> DIRECTIVE
Copy every line with the string "this" in it.

> Records with drawing code

>> begin

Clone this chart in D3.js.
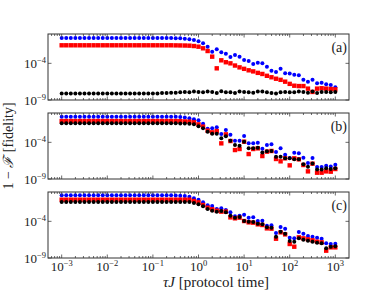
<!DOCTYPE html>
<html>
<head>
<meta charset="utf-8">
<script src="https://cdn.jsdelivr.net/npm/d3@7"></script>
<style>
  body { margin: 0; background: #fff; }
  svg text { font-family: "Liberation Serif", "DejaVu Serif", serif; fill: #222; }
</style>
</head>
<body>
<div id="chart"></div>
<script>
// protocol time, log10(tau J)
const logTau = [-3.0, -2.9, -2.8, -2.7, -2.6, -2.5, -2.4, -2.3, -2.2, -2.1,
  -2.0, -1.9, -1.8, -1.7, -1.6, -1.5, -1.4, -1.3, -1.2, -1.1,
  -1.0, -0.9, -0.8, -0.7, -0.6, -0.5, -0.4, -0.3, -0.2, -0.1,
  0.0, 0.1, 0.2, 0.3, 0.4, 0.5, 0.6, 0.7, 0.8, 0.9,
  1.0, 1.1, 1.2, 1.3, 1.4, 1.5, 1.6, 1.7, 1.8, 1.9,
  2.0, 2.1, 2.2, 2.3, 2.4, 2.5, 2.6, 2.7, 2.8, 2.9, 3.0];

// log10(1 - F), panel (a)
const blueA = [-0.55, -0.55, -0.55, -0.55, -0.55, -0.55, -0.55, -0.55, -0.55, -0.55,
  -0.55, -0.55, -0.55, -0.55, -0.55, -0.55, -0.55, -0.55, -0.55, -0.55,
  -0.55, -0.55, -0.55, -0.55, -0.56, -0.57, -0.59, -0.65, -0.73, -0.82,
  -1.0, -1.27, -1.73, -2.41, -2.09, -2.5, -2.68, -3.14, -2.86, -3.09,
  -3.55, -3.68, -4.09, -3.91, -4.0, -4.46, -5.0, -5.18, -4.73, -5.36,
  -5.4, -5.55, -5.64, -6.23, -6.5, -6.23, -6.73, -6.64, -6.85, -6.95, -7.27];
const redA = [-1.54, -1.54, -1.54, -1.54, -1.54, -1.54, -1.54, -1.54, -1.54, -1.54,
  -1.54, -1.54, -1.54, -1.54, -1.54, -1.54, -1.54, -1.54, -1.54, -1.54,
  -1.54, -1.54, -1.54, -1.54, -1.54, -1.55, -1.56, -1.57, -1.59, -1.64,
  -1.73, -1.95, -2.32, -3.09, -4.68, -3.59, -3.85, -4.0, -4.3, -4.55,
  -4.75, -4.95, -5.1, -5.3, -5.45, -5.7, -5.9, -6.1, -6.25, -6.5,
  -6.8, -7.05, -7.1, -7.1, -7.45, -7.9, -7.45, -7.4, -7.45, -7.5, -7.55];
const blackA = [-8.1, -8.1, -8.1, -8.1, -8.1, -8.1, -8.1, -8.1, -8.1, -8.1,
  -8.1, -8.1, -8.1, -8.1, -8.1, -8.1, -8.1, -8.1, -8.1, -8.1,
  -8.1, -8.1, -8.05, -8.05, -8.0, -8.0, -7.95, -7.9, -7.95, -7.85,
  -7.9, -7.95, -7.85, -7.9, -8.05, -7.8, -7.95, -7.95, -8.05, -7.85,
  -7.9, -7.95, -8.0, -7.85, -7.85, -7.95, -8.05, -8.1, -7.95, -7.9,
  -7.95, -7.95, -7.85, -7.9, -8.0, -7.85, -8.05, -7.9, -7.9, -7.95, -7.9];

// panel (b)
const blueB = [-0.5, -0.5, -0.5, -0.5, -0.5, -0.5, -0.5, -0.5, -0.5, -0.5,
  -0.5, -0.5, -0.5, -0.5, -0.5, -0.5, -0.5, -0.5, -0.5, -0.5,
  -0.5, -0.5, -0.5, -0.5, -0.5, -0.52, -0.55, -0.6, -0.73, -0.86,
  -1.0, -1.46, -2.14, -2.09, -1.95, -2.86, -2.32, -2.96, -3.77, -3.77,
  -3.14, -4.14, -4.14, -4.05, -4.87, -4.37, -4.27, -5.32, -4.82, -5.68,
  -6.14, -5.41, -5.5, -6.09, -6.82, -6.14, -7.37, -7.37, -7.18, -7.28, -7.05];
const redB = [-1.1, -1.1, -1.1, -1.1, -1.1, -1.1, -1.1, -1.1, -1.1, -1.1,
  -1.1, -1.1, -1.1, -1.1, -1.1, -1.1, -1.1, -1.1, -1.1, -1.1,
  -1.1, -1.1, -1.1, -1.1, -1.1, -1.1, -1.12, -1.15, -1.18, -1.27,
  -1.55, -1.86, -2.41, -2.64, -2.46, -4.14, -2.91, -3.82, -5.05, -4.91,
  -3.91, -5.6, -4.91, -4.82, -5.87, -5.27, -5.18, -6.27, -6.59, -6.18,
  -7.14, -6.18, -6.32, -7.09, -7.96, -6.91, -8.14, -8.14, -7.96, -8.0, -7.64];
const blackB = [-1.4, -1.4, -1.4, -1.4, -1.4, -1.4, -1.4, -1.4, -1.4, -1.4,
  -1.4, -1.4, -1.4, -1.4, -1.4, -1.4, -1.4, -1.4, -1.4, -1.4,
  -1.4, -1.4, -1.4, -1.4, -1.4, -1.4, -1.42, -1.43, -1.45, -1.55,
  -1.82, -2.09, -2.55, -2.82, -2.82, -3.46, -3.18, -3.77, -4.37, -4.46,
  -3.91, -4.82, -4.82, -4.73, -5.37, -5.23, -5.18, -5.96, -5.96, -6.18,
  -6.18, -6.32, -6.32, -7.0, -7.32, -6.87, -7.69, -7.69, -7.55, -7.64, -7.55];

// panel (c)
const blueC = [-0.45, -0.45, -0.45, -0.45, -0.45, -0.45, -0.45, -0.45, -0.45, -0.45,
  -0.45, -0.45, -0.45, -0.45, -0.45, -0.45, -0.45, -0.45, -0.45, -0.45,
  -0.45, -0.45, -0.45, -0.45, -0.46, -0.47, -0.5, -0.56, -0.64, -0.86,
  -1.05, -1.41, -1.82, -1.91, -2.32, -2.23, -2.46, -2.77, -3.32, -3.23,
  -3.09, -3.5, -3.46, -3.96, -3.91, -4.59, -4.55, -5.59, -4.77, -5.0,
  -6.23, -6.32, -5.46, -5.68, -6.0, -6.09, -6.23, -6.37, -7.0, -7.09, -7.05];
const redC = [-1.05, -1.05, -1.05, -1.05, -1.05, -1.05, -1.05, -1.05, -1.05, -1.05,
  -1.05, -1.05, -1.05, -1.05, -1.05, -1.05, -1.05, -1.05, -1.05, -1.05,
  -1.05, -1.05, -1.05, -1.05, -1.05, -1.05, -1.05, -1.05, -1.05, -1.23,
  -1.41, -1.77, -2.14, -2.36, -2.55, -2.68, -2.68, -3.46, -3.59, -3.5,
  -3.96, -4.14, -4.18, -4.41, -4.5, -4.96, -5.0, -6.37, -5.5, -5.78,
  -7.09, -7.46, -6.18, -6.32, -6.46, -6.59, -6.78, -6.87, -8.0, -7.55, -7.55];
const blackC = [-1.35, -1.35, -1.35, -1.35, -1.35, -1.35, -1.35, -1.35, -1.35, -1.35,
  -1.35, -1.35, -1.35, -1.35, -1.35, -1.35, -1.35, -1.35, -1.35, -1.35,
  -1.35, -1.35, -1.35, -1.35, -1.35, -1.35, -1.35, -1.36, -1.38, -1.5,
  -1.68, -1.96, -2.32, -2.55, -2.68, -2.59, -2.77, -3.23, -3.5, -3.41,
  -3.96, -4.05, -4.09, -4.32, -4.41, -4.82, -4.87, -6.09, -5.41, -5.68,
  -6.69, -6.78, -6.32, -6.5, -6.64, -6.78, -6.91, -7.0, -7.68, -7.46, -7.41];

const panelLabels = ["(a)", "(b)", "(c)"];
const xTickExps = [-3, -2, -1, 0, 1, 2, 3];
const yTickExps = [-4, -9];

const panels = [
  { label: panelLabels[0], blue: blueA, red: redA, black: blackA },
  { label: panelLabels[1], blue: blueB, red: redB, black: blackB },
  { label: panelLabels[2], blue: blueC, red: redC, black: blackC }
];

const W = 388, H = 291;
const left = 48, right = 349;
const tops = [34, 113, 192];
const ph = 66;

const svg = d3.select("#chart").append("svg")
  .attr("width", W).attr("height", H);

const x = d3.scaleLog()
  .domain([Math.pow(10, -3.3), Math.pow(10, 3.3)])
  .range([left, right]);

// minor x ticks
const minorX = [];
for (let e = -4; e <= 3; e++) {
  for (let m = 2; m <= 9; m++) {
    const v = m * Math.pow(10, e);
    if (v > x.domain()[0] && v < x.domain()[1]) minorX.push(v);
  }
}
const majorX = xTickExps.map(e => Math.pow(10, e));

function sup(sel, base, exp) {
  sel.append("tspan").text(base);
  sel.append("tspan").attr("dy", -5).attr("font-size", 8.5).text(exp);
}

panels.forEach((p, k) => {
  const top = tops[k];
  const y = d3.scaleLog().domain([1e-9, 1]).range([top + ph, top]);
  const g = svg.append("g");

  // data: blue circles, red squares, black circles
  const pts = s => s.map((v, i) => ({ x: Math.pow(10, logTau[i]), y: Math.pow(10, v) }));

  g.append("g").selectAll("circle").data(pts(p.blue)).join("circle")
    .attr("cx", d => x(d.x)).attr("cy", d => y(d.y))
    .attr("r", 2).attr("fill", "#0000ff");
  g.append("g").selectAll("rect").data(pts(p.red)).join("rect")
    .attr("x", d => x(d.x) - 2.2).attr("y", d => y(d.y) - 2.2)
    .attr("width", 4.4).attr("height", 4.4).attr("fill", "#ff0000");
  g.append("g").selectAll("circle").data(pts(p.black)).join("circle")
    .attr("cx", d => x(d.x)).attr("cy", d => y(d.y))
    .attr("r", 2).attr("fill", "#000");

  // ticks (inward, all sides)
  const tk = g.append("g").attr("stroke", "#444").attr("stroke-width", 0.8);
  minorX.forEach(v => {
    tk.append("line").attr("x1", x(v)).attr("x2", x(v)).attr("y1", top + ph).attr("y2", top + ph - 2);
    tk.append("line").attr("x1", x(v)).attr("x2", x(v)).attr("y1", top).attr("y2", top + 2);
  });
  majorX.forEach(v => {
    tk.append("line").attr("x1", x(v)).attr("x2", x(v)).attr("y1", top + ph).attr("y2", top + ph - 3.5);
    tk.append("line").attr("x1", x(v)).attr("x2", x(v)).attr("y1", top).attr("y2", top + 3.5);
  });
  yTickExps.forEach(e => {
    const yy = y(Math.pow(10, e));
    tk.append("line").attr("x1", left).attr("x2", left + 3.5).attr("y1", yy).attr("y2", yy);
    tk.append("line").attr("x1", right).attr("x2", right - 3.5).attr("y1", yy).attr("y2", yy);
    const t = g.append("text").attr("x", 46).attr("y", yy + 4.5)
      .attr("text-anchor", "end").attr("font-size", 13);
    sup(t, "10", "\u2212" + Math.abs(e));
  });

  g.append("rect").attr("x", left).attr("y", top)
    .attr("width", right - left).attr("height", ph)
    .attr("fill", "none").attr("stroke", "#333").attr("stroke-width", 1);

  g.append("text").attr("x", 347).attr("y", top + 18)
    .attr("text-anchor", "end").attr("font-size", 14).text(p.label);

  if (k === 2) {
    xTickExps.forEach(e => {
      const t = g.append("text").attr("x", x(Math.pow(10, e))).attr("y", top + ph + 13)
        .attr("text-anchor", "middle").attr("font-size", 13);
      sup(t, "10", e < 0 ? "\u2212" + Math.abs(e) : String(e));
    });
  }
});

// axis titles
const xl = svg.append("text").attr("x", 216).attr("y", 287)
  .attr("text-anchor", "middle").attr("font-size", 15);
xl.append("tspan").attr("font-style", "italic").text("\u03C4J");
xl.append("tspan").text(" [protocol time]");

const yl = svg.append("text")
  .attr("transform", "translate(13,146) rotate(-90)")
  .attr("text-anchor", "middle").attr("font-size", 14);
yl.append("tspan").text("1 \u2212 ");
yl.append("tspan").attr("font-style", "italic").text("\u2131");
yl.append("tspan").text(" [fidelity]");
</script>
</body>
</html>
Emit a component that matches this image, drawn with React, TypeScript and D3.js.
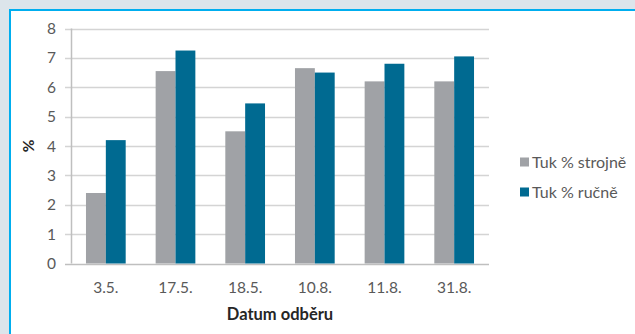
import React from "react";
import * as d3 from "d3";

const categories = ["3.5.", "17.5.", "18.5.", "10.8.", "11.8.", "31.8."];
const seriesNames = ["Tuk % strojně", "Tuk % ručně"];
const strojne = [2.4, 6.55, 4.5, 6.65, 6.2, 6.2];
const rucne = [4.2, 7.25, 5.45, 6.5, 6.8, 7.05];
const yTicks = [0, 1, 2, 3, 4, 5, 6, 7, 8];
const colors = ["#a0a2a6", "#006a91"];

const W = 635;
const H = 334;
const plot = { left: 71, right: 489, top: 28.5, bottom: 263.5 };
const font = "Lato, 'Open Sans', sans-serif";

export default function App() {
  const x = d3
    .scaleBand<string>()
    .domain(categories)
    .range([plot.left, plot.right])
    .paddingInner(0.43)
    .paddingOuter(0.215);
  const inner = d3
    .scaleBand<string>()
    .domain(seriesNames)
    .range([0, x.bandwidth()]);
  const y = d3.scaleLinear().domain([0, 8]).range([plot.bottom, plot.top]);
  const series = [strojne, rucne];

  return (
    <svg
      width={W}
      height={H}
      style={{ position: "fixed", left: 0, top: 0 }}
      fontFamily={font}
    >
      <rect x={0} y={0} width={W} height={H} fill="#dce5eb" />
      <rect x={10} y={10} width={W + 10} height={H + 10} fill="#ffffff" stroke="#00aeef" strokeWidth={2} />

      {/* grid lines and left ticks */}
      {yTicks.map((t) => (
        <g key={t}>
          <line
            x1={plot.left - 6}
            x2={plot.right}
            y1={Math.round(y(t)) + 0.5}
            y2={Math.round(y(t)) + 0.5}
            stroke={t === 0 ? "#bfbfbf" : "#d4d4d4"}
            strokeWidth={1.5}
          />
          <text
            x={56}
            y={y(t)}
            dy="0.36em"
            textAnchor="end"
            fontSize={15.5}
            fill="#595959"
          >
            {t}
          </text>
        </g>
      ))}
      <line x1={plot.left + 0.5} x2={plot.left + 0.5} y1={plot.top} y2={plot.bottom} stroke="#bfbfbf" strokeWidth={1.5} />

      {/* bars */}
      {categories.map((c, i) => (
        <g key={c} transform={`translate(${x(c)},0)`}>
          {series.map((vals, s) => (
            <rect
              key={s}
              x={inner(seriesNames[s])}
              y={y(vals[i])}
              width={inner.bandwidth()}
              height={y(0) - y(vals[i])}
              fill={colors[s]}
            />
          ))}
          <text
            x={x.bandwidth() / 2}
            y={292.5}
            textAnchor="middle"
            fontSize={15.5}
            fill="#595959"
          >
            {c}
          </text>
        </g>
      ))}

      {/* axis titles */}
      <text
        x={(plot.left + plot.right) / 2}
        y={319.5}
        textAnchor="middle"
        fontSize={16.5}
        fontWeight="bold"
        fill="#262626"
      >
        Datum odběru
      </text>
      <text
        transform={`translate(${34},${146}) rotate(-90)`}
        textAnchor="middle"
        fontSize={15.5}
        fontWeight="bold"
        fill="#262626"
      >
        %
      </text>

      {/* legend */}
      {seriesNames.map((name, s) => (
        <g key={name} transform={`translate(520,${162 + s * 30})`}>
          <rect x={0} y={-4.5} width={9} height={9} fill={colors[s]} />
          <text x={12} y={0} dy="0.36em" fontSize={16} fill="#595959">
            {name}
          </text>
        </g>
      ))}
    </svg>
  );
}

>> end

> REPLY
Clone this chart in D3.js.
Emit a component that matches this image, drawn with React, TypeScript and D3.js.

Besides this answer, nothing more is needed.